Problem statement: Bring together all lines of the material below that contain the string "this".

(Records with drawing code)
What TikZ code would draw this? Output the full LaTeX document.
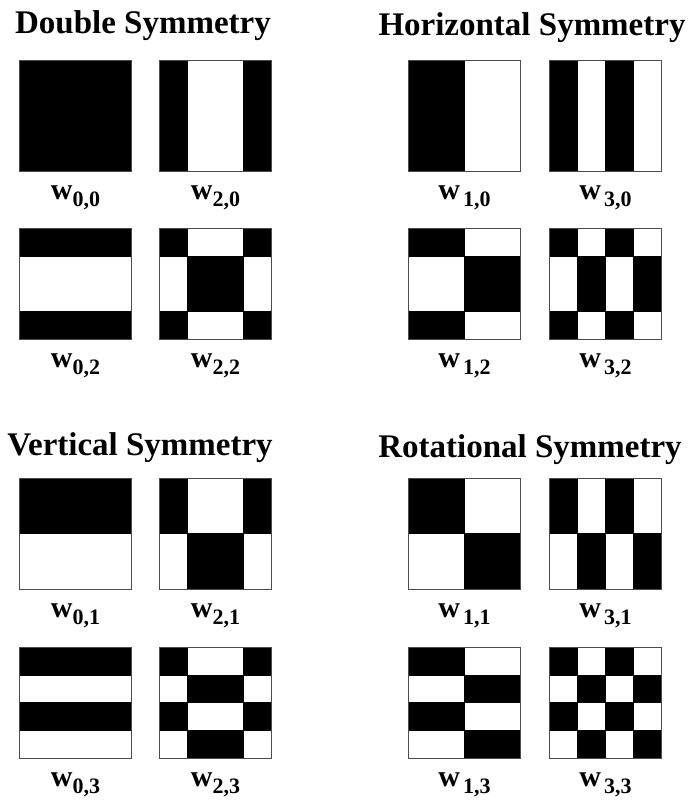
\documentclass[tikz,border=0pt]{standalone}
\usepackage{fontspec}
\setmainfont{Liberation Serif}
\usetikzlibrary{calc}

% 2-D Walsh basis functions w_{i,j} on a 4x4 grid (sequency order)
\def\wal{{1,1,1,1, 1,1,-1,-1, 1,-1,-1,1, 1,-1,1,-1}}

% #1 node name, #2 i (horizontal index), #3 j (vertical index), #4 x, #5 y of top-left corner
\newcommand\walshsq[5]{%
  \foreach \n in {0,...,3}{%
    \foreach \m in {0,...,3}{%
      \pgfmathparse{\wal[4*#2+\n]*\wal[4*#3+\m]}%
      \ifdim\pgfmathresult pt>0pt
        \filldraw[cell] (#4+28*\n,#5+27.75*\m) rectangle ++(28,27.75);
      \fi
    }%
  }%
  \node[frame, anchor=north west] (#1) at (#4,#5) {};
}

% label w_{i,j}
\newcommand\labw[2]{{\fontsize{30}{30}\selectfont\bfseries w}\ifodd#1\kern3pt\fi
  \raisebox{-7pt}{\fontsize{22}{22}\selectfont\bfseries #1,#2}}

\begin{document}
\begin{tikzpicture}[x=1pt,y=-1pt,
  cell/.style={fill=black, draw=black, line width=0.3pt},
  frame/.style={draw=black!70, line width=0.9pt, inner sep=0pt,
    minimum width=112pt, minimum height=111pt},
  title/.style={font=\fontsize{33}{33}\selectfont\bfseries, anchor=base, inner sep=0pt},
  lab/.style={anchor=base, inner sep=0pt}
]
\useasboundingbox (0,0) rectangle (690,804);

% group headings
\node[title] (tdouble) at (143,33) {Double Symmetry};
\node[title] (thoriz)  at (532,35) {Horizontal Symmetry};
\node[title] (tvert)   at (140,455) {Vertical Symmetry};
\node[title] (trot)    at (530,457) {Rotational Symmetry};

% basis images and their labels
\foreach \i/\x in {0/19,2/159,1/408,3/549}{%
  \foreach \j/\y in {0/60,2/228,1/478,3/647}{%
    \walshsq{s\i\j}{\i}{\j}{\x}{\y}
    \node[lab] (l\i\j) at ($(s\i\j.south)+(0,28)$) {\labw{\i}{\j}};
  }%
}
\end{tikzpicture}
\end{document}
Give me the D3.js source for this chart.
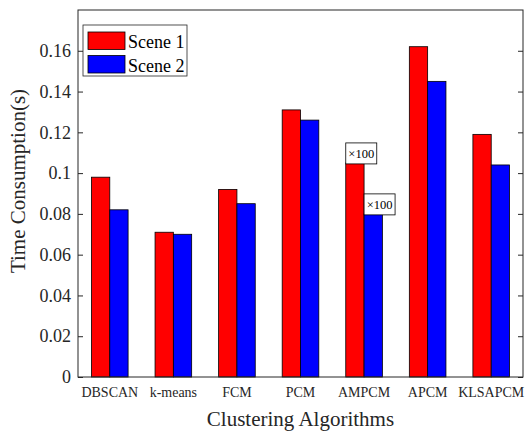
<!DOCTYPE html>
<html>
<head>
<meta charset="utf-8">
<script src="https://cdn.jsdelivr.net/npm/d3@7"></script>
<style>
  body { margin: 0; background: #fff; }
  svg { display: block; font-family: "Liberation Serif", "Times New Roman", serif; }
</style>
</head>
<body>
<svg></svg>
<script>
// values
const algorithms = ["DBSCAN", "k-means", "FCM", "PCM", "AMPCM", "APCM", "KLSAPCM"];
const scene1 = [0.098, 0.071, 0.092, 0.131, 0.105, 0.162, 0.119];
const scene2 = [0.082, 0.070, 0.085, 0.126, 0.080, 0.145, 0.104];
const seriesNames = ["Scene 1", "Scene 2"];
const seriesColors = ["#ff0000", "#0000ff"];
const yTicks = [0, 0.02, 0.04, 0.06, 0.08, 0.1, 0.12, 0.14, 0.16];
const noteAlgorithms = ["AMPCM", "AMPCM"];
const noteSeries = [0, 1];
const noteText = ["×100", "×100"];

const width = 528;
const height = 434;
const margin = {top: 10, right: 5, bottom: 57, left: 78};

const svg = d3.select("svg")
    .attr("width", width)
    .attr("height", height);

// x scale for groups, inner scale for the two scenes
const xScale = d3.scaleBand()
    .domain(algorithms)
    .range([margin.left, width - margin.right]);

const step = xScale.bandwidth();
const xInner = d3.scaleBand()
    .domain(d3.range(seriesNames.length))
    .range([step / 2 - 0.288 * step, step / 2 + 0.288 * step]);

const yScale = d3.scaleLinear()
    .domain([0, 0.18])
    .range([height - margin.bottom, margin.top]);

const series = [scene1, scene2];

// bars
series.forEach((vals, s) => {
  svg.append("g")
    .selectAll("rect")
    .data(vals)
    .enter()
    .append("rect")
    .attr("x", (d, i) => xScale(algorithms[i]) + xInner(s))
    .attr("y", d => yScale(d))
    .attr("width", xInner.bandwidth())
    .attr("height", d => yScale(0) - yScale(d))
    .attr("fill", seriesColors[s])
    .attr("stroke", "#000")
    .attr("stroke-width", 0.8);
});

// y axis, ticks inside
const fmt = d => String(+d.toFixed(2));
const yAxis = d3.axisLeft(yScale)
    .tickValues(yTicks)
    .tickFormat(fmt)
    .tickSizeInner(-5)
    .tickSizeOuter(0)
    .tickPadding(7);
const gy = svg.append("g")
    .attr("transform", "translate(" + margin.left + ",0)")
    .call(yAxis)
    .attr("font-family", null)
    .attr("font-size", 18);
gy.select(".domain").remove();
gy.selectAll("text").attr("fill", "#262626");
gy.selectAll("line").attr("stroke", "#262626");

// right side ticks (no labels)
const gyr = svg.append("g")
    .attr("transform", "translate(" + (width - margin.right) + ",0)")
    .call(d3.axisRight(yScale).tickValues(yTicks).tickFormat("").tickSizeInner(-5).tickSizeOuter(0));
gyr.select(".domain").remove();
gyr.selectAll("line").attr("stroke", "#262626");

// x axis labels
const gx = svg.append("g")
    .attr("transform", "translate(0," + (height - margin.bottom) + ")")
    .call(d3.axisBottom(xScale).tickSize(0).tickPadding(10))
    .attr("font-family", null)
    .attr("font-size", 14);
gx.select(".domain").remove();
gx.selectAll("text").attr("fill", "#262626");

// frame
svg.append("rect")
    .attr("x", margin.left)
    .attr("y", margin.top)
    .attr("width", width - margin.left - margin.right)
    .attr("height", height - margin.top - margin.bottom)
    .attr("fill", "none")
    .attr("stroke", "#262626")
    .attr("stroke-width", 1);

// axis titles
svg.append("text")
    .attr("x", (margin.left + width - margin.right) / 2)
    .attr("y", 426)
    .attr("text-anchor", "middle")
    .attr("font-size", 21)
    .attr("fill", "#262626")
    .text("Clustering Algorithms");

svg.append("text")
    .attr("transform", "translate(25,181) rotate(-90)")
    .attr("text-anchor", "middle")
    .attr("font-size", 21)
    .attr("fill", "#262626")
    .text("Time Consumption(s)");

// ×100 notes
noteAlgorithms.forEach((alg, k) => {
  const s = noteSeries[k];
  const i = algorithms.indexOf(alg);
  const x0 = xScale(alg) + xInner(s);
  const yb = yScale(series[s][i]) + 1;
  const g = svg.append("g");
  g.append("rect")
    .attr("x", x0)
    .attr("y", yb - 21)
    .attr("width", 31)
    .attr("height", 21)
    .attr("fill", "#fff")
    .attr("stroke", "#000")
    .attr("stroke-width", 0.8);
  g.append("text")
    .attr("x", x0 + 15.5)
    .attr("y", yb - 6)
    .attr("text-anchor", "middle")
    .attr("font-size", 12.5)
    .attr("fill", "#000")
    .text(noteText[k]);
});

// legend
const legend = svg.append("g").attr("transform", "translate(83,25)");
legend.append("rect")
    .attr("width", 104)
    .attr("height", 51)
    .attr("fill", "#fff")
    .attr("stroke", "#262626")
    .attr("stroke-width", 0.8);
seriesNames.forEach((name, s) => {
  legend.append("rect")
    .attr("x", 5)
    .attr("y", 7 + s * 23.5)
    .attr("width", 37)
    .attr("height", 17.5)
    .attr("fill", seriesColors[s])
    .attr("stroke", "#000")
    .attr("stroke-width", 0.8);
  legend.append("text")
    .attr("x", 45)
    .attr("y", 22.5 + s * 24.5)
    .attr("font-size", 18)
    .attr("fill", "#000")
    .text(name);
});
</script>
</body>
</html>
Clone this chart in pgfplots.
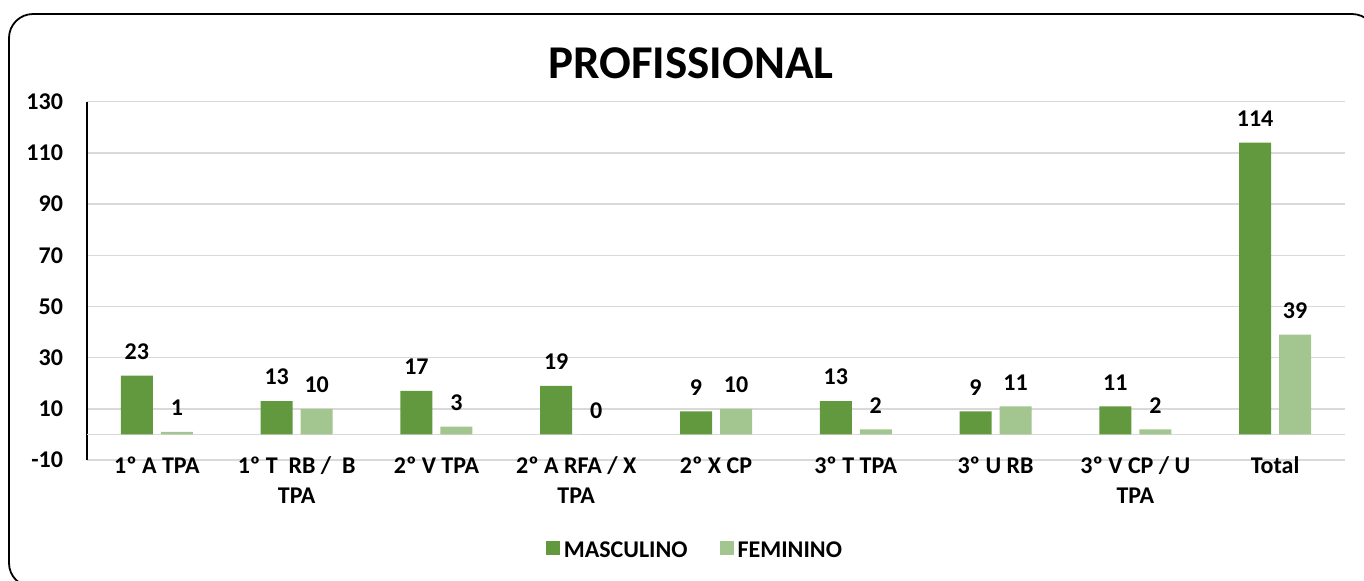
\documentclass[border=0pt]{standalone}
\usepackage{pgfplots}
\pgfplotsset{compat=1.18}
\usepackage{fontspec}
\setmainfont{Carlito}
\definecolor{masc}{HTML}{62993E}
\definecolor{fem}{HTML}{A3C58F}
\definecolor{gridc}{HTML}{D9D9D9}

\begin{document}
\begin{tikzpicture}
\path[use as bounding box] (0,0) rectangle (682pt,-290pt);
\draw[line width=0.9pt, rounded corners=12pt] (4.5pt,-7pt) rectangle (688pt,-293.5pt);
\node[font=\fontsize{23.5}{28}\selectfont\bfseries] at (345.5pt,-31.75pt) {PROFISSIONAL};
\begin{axis}[
  at={(43.5pt,-230pt)}, anchor=south west,
  scale only axis, width=629pt, height=179.15pt,
  xmin=-0.5, xmax=8.5, ymin=-10, ymax=130,
  ybar, bar width=16pt,
  axis lines*=left,
  x axis line style={draw=none},
  y axis line style={line width=1pt, black},
  ytick={-10,10,30,50,70,90,110,130},
  yticklabels={-10,10,30,50,70,90,110,130},
  ymajorgrids,
  major grid style={gridc, line width=0.75pt},
  extra y ticks={0}, extra y tick labels={},
  extra y tick style={grid=major, major grid style={gridc, line width=0.75pt}},
  xtick={0,1,2,3,4,5,6,7,8},
  xticklabels={1º A TPA, {1º T~ RB /~ B\\TPA}, 2º V TPA, {2º A RFA / X\\TPA}, 2º X CP, 3º T TPA, 3º U RB, {3º V CP / U\\TPA}, Total},
  major tick length=0pt,
  yticklabel style={font=\fontsize{12}{14}\selectfont\bfseries, xshift=-8.5pt},
  xticklabel style={font=\fontsize{12}{15}\selectfont\bfseries, align=center, yshift=5pt},
  /pgf/number format/assume math mode=true,
  nodes near coords,
  nodes near coords style={font=\fontsize{12}{14}\selectfont\bfseries, yshift=4.5pt, text=black},
  legend style={at={(0.484,-0.255)}, anchor=center, draw=none, legend columns=2,
    font=\fontsize{12}{14}\selectfont\bfseries,
    /tikz/every even column/.append style={column sep=14pt}},
  legend image code/.code={\fill[#1] (-1pt,-2pt) rectangle (6pt,5pt);},
]
\addplot[fill=masc, draw=none, bar shift=-10pt] coordinates {(0,23) (1,13) (2,17) (3,19) (4,9) (5,13) (6,9) (7,11) (8,114)};
\addplot[fill=fem, draw=none, bar shift=10pt] coordinates {(0,1) (1,10) (2,3) (3,0) (4,10) (5,2) (6,11) (7,2) (8,39)};
\legend{MASCULINO, FEMININO}
\end{axis}
\end{tikzpicture}
\end{document}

Expected answer:
What TikZ code would draw this? Output the full LaTeX document.
Give me the D3.js source for this chart.
Clone this chart in pgfplots.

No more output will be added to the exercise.